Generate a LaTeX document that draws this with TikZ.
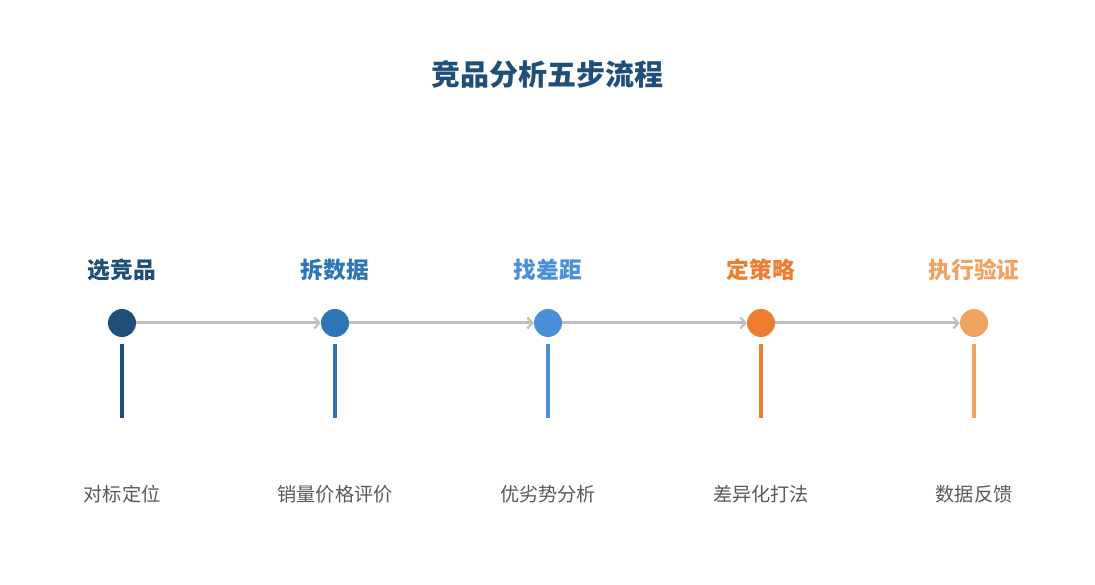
\documentclass[tikz,border=0pt]{standalone}
\usepackage{fontspec}
\setmainfont{Noto Sans CJK SC}
\usetikzlibrary{arrows.meta}
\definecolor{stepA}{HTML}{1F4E79}
\definecolor{stepB}{HTML}{2E75B6}
\definecolor{stepC}{HTML}{4A90D9}
\definecolor{stepD}{HTML}{ED7D31}
\definecolor{stepE}{HTML}{F0A35E}
\definecolor{linegray}{HTML}{BFBFBF}
\definecolor{textgray}{HTML}{595959}
\begin{document}
\begin{tikzpicture}[x=1pt,y=-1pt,
    dot/.style={circle,fill=#1,inner sep=0pt,minimum size=28pt},
    head/.style={text=#1,font=\fontsize{22.7}{26}\selectfont\bfseries,inner sep=0pt},
    sub/.style={text=textgray,font=\fontsize{19.2}{22}\selectfont,inner sep=0pt},
    bar/.style={draw=#1,line width=4pt},
    link/.style={draw=linegray,line width=3pt,-{Straight Barb[length=5pt,width=11pt,line width=2.2pt]}}]
      \useasboundingbox (0,0) rectangle (1095,585);%

      \node[text=stepA,font=\fontsize{29}{33}\selectfont\bfseries,inner sep=0pt] (title) at (547,74) {竞品分析五步流程};%

      \node[dot=stepA] (P1) at (122,323) {};%
      \node[dot=stepB] (P2) at (335,323) {};%
      \node[dot=stepC] (P3) at (548,323) {};%
      \node[dot=stepD] (P4) at (761,323) {};%
      \node[dot=stepE] (P5) at (974,323) {};%

      \node[head=stepA] (H1) at (122,270) {选竞品};%
      \node[head=stepB] (H2) at (335,270) {拆数据};%
      \node[head=stepC] (H3) at (548,270) {找差距};%
      \node[head=stepD] (H4) at (761,270) {定策略};%
      \node[head=stepE] (H5) at (974,270) {执行验证};%

      \node[sub] (S1) at (122,494) {对标定位};%
      \node[sub] (S2) at (335,494) {销量价格评价};%
      \node[sub] (S3) at (548,494) {优劣势分析};%
      \node[sub] (S4) at (761,494) {差异化打法};%
      \node[sub] (S5) at (974,494) {数据反馈};%

      \coordinate (T1) at (122,344); \coordinate (B1) at (122,418);%
      \coordinate (T2) at (335,344); \coordinate (B2) at (335,418);%
      \coordinate (T3) at (548,344); \coordinate (B3) at (548,418);%
      \coordinate (T4) at (761,344); \coordinate (B4) at (761,418);%
      \coordinate (T5) at (974,344); \coordinate (B5) at (974,418);%

      \draw[link] (P1.east) -- (P2.west);%
      \draw[link] (P2.east) -- (P3.west);%
      \draw[link] (P3.east) -- (P4.west);%
      \draw[link] (P4.east) -- (P5.west);%

      \draw[bar=stepA] (T1) -- (B1);%
      \draw[bar=stepB] (T2) -- (B2);%
      \draw[bar=stepC] (T3) -- (B3);%
      \draw[bar=stepD] (T4) -- (B4);%
      \draw[bar=stepE] (T5) -- (B5);%
    \end{tikzpicture}
\end{document}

■ ■ ■ ■ ■

## Stated task
Transcribe the material exactly, and leave out whatever pictures it holds.

## Written solution
Generate a LaTeX document that draws this with TikZ.
\documentclass[tikz,border=0pt]{standalone}
\usepackage{fontspec}
\setmainfont{Noto Sans CJK SC}
\usetikzlibrary{arrows.meta}
\definecolor{stepA}{HTML}{1F4E79}
\definecolor{stepB}{HTML}{2E75B6}
\definecolor{stepC}{HTML}{4A90D9}
\definecolor{stepD}{HTML}{ED7D31}
\definecolor{stepE}{HTML}{F0A35E}
\definecolor{linegray}{HTML}{BFBFBF}
\definecolor{textgray}{HTML}{595959}
\begin{document}
\begin{tikzpicture}[x=1pt,y=-1pt,
    dot/.style={circle,fill=#1,inner sep=0pt,minimum size=28pt},
    head/.style={text=#1,font=\fontsize{22.7}{26}\selectfont\bfseries,inner sep=0pt},
    sub/.style={text=textgray,font=\fontsize{19.2}{22}\selectfont,inner sep=0pt},
    bar/.style={draw=#1,line width=4pt},
    link/.style={draw=linegray,line width=3pt,-{Straight Barb[length=5pt,width=11pt,line width=2.2pt]}}]
      \useasboundingbox (0,0) rectangle (1095,585);%

      \node[text=stepA,font=\fontsize{29}{33}\selectfont\bfseries,inner sep=0pt] (title) at (547,74) {竞品分析五步流程};%

      \node[dot=stepA] (P1) at (122,323) {};%
      \node[dot=stepB] (P2) at (335,323) {};%
      \node[dot=stepC] (P3) at (548,323) {};%
      \node[dot=stepD] (P4) at (761,323) {};%
      \node[dot=stepE] (P5) at (974,323) {};%

      \node[head=stepA] (H1) at (122,270) {选竞品};%
      \node[head=stepB] (H2) at (335,270) {拆数据};%
      \node[head=stepC] (H3) at (548,270) {找差距};%
      \node[head=stepD] (H4) at (761,270) {定策略};%
      \node[head=stepE] (H5) at (974,270) {执行验证};%

      \node[sub] (S1) at (122,494) {对标定位};%
      \node[sub] (S2) at (335,494) {销量价格评价};%
      \node[sub] (S3) at (548,494) {优劣势分析};%
      \node[sub] (S4) at (761,494) {差异化打法};%
      \node[sub] (S5) at (974,494) {数据反馈};%

      \coordinate (T1) at (122,344); \coordinate (B1) at (122,418);%
      \coordinate (T2) at (335,344); \coordinate (B2) at (335,418);%
      \coordinate (T3) at (548,344); \coordinate (B3) at (548,418);%
      \coordinate (T4) at (761,344); \coordinate (B4) at (761,418);%
      \coordinate (T5) at (974,344); \coordinate (B5) at (974,418);%

      \draw[link] (P1.east) -- (P2.west);%
      \draw[link] (P2.east) -- (P3.west);%
      \draw[link] (P3.east) -- (P4.west);%
      \draw[link] (P4.east) -- (P5.west);%

      \draw[bar=stepA] (T1) -- (B1);%
      \draw[bar=stepB] (T2) -- (B2);%
      \draw[bar=stepC] (T3) -- (B3);%
      \draw[bar=stepD] (T4) -- (B4);%
      \draw[bar=stepE] (T5) -- (B5);%
    \end{tikzpicture}
\end{document}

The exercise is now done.